- Occupation: Cartoonist
- Writing career
- Notable work: Reader's Digest
- Website: reynoldsunwrapped.wixsite.com/mysite

= Dan Reynolds (cartoonist) =

American cartoonist

Dan Reynolds (born July 26, 1960) began drawing cartoons in December 1989 at the age of twenty-nine. His work is seen nationally on greeting cards with the American Greetings brands Recycled Paper Greetings and Papyrus Greetings, as well as in Reader's Digest.

==Cartoons==
Reynolds is best known for his cartoon series, Reynolds Unwrapped.

His work appears in almost every issue of Reader's Digest (where he is known for his cow, pig and chicken cartoons) and in stores featuring greeting cards published by American Greetings (Recycled Paper Greetings and Papyrus Greetings), Design Design and NobleWorks.

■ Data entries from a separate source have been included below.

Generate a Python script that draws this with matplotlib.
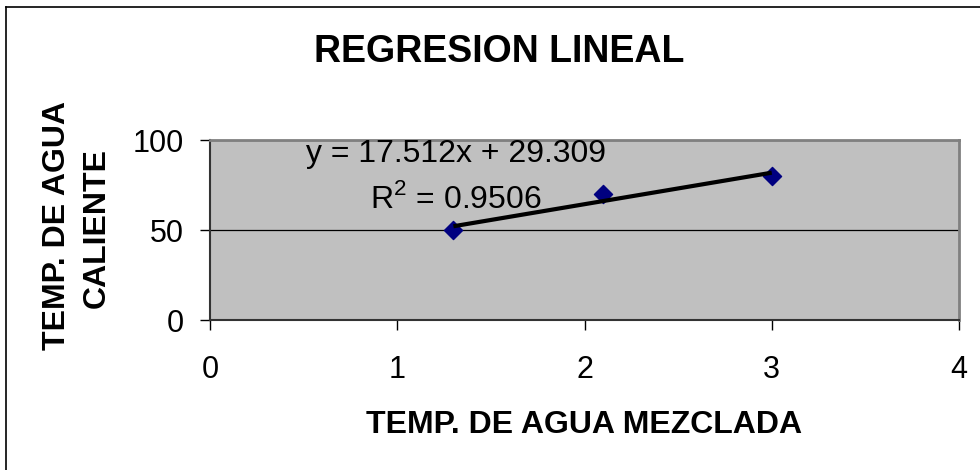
import matplotlib.pyplot as plt
import numpy as np
from matplotlib.lines import Line2D

# datos de la mezcla
temp_mezclada = [1.3, 2.1, 3.0]
temp_caliente = [50, 70, 80]

# recta de ajuste (coeficientes del ajuste lineal)
pendiente = 17.512
intercepto = 29.309
r2 = 0.9506

x_ticks = [0, 1, 2, 3, 4]
y_ticks = [0, 50, 100]

plt.rcParams["font.family"] = ["Liberation Sans", "DejaVu Sans"]
plt.rcParams["mathtext.fontset"] = "custom"
plt.rcParams["mathtext.rm"] = "Liberation Sans"

fig = plt.figure(figsize=(9.8, 4.7), dpi=100)
ax = fig.add_axes([210 / 980, 150 / 470, 749 / 980, 180 / 470])
ax.set_facecolor("#c0c0c0")

ax.scatter(temp_mezclada, temp_caliente, marker="D", s=85, color="#000080",
           edgecolors="#000080", zorder=3)

xs = np.array([min(temp_mezclada), max(temp_mezclada)])
ax.plot(xs, pendiente * xs + intercepto, color="black", lw=3, zorder=4,
        solid_capstyle="butt")

ax.set_xlim(0, 4)
ax.set_ylim(0, 100)
ax.set_xticks(x_ticks)
ax.set_yticks(y_ticks)
ax.tick_params(axis="both", direction="out", length=7, width=1,
               labelsize=22, color="black")
ax.tick_params(axis="x", pad=18)
ax.tick_params(axis="y", pad=12)

ax.yaxis.grid(True, color="black", lw=0.9)
for lado in ("top", "right"):
    ax.spines[lado].set_color("#808080")
    ax.spines[lado].set_linewidth(2)
for lado in ("left", "bottom"):
    ax.spines[lado].set_color("#333333")
    ax.spines[lado].set_linewidth(1.5)

# ecuación de la recta y coeficiente de determinación
ax.text(0.3284, 0.944, f"y = {pendiente}x + {intercepto}",
        transform=ax.transAxes, ha="center", va="center_baseline", fontsize=23)
ax.text(0.3284, 0.694, r"$\mathrm{R}^2$" + f" = {r2}",
        transform=ax.transAxes, ha="center", va="center_baseline", fontsize=23)

fig.text(0.509, 1 - 62 / 470, "REGRESION LINEAL", ha="center", va="baseline",
         fontsize=27, fontweight="bold")
fig.text(584 / 980, 1 - 433 / 470, "TEMP. DE AGUA MEZCLADA", ha="center",
         va="baseline", fontsize=23, fontweight="bold")
fig.text(65 / 980, 1 - 225 / 470, "TEMP. DE AGUA", ha="center", va="baseline",
         rotation=90, rotation_mode="anchor", fontsize=23, fontweight="bold")
fig.text(105 / 980, 1 - 228 / 470, "CALIENTE", ha="center", va="baseline",
         rotation=90, rotation_mode="anchor", fontsize=23, fontweight="bold")

# marco del gráfico (solo bordes izquierdo y superior)
fig.add_artist(Line2D([6 / 980, 6 / 980], [0, 1 - 7 / 470], color="black",
                      lw=1.2, transform=fig.transFigure))
fig.add_artist(Line2D([6 / 980, 1], [1 - 7 / 470, 1 - 7 / 470], color="black",
                      lw=1.2, transform=fig.transFigure))

fig.savefig("out.png", dpi=100)
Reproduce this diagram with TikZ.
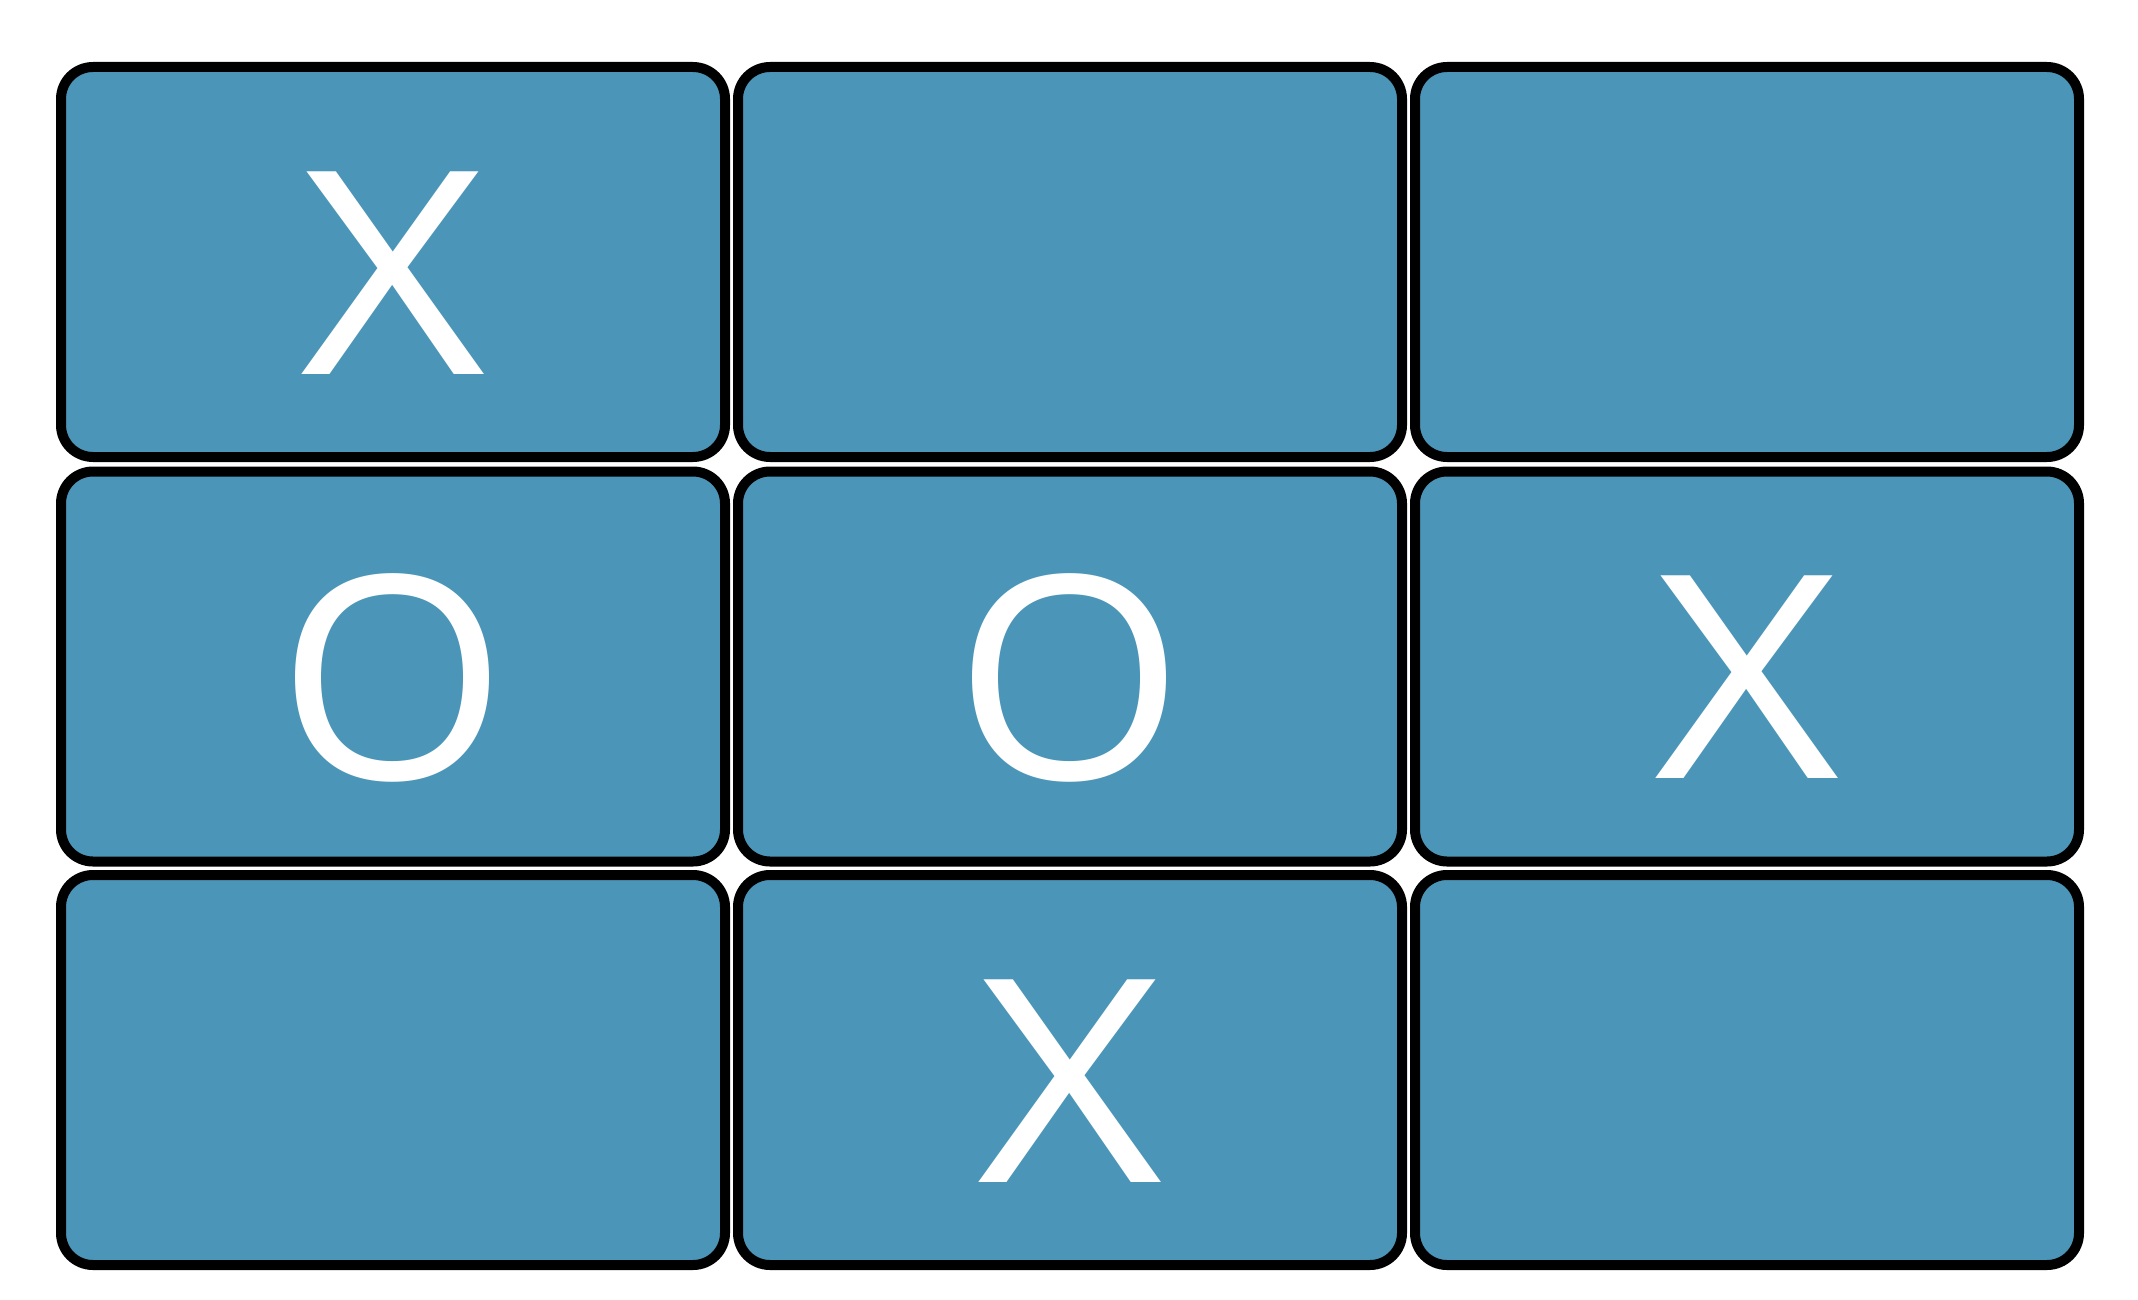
\documentclass[tikz,border=0pt]{standalone}
\usepackage{graphicx}
\usepackage{fontspec}
\setmainfont{Open Sans}
\definecolor{cellblue}{RGB}{75,150,184}
\newcommand{\glyphX}{\scalebox{2.26}[2]{X}}
\newcommand{\glyphO}{\scalebox{2.08}[2]{O}}
\begin{document}
\begin{tikzpicture}[x=1pt,y=-1pt,
  cell/.style={draw=black,line width=10pt,fill=cellblue,rounded corners=32pt,
    minimum width=664pt,minimum height=390pt,inner sep=0pt,outer sep=0pt},
  glyph/.style={text=white,inner sep=0pt,font=\fontsize{142}{150}\selectfont,yshift=-11pt}]
\useasboundingbox (0,0) rectangle (2138,1300);
\node[cell] (c11) at (393,262) {};
\node[cell] (c12) at (1070,262) {};
\node[cell] (c13) at (1747,262) {};
\node[cell] (c21) at (393,666.5) {};
\node[cell] (c22) at (1070,666.5) {};
\node[cell] (c23) at (1747,666.5) {};
\node[cell] (c31) at (393,1070) {};
\node[cell] (c32) at (1070,1070) {};
\node[cell] (c33) at (1747,1070) {};
\node[glyph] (t11) at (c11.center) {\glyphX};
\node[glyph] (t21) at (c21.center) {\glyphO};
\node[glyph] (t22) at (c22.center) {\glyphO};
\node[glyph] (t23) at (c23.center) {\glyphX};
\node[glyph] (t32) at (c32.center) {\glyphX};
\end{tikzpicture}
\end{document}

Reynolds' work also appeared in the opening episode of the 2002 episode of HBO's The Sopranos and the cover of a National Lampoon cartoon book collection. His baseball cartoons are in the National Baseball Hall of Fame and Museum in Cooperstown, New York.

Reynolds spent four years in the Navy on the USS Nimitz, has a degree in psychology and currently lives in central New York state with his wife and sons.